O clima era altamente favorável a John Maynard Keynes, reintegrado nos círculos oficiais após a publicação, em 1936, da Teoria Geral do Emprego, do Juro e da Moeda. O pavor da “crise geral” marxista deu causa a um apelo dramático da aristocracia a Keynes: “Salve-nos!”

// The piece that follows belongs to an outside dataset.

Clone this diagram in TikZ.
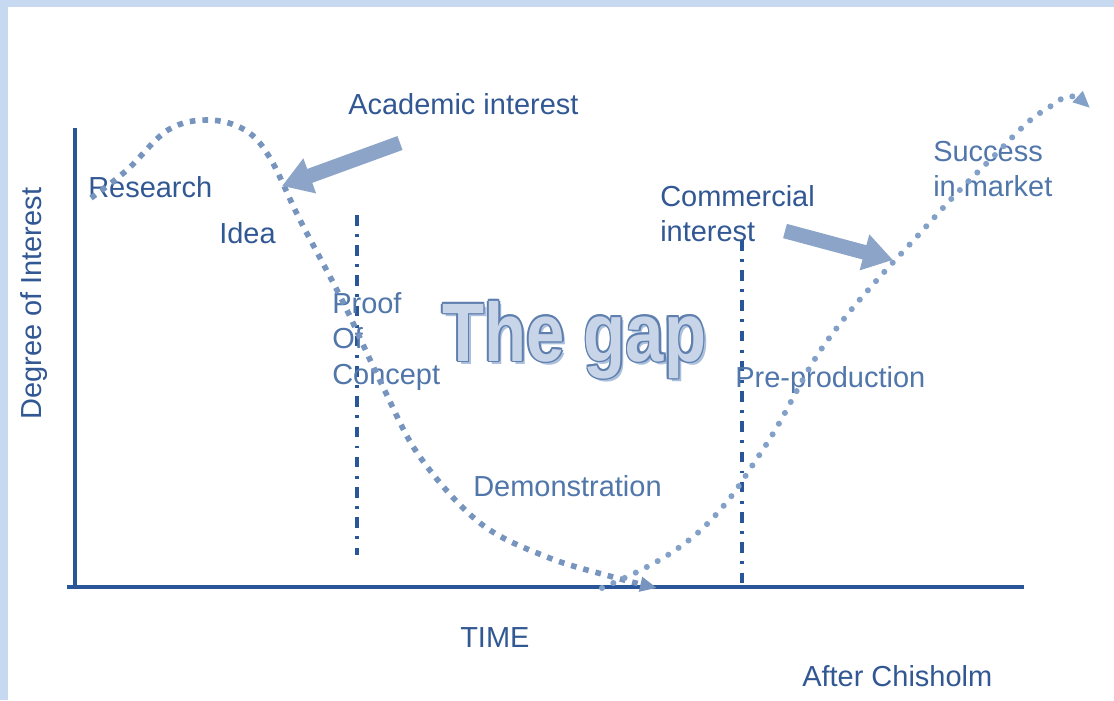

Ansioso por voltar a ser parte integrante do mundo oficial, Keynes atendeu ao apelo das classes dirigentes e foi amplamente recompensado com homenagens que o elevaram à Câmara dos Lordes. Em 1944, em Livro Branco, o governo britânico consagrou o keynesianismo como doutrina oficial, sacramentando a política de crescimento econômico pela via do investimento estatizante.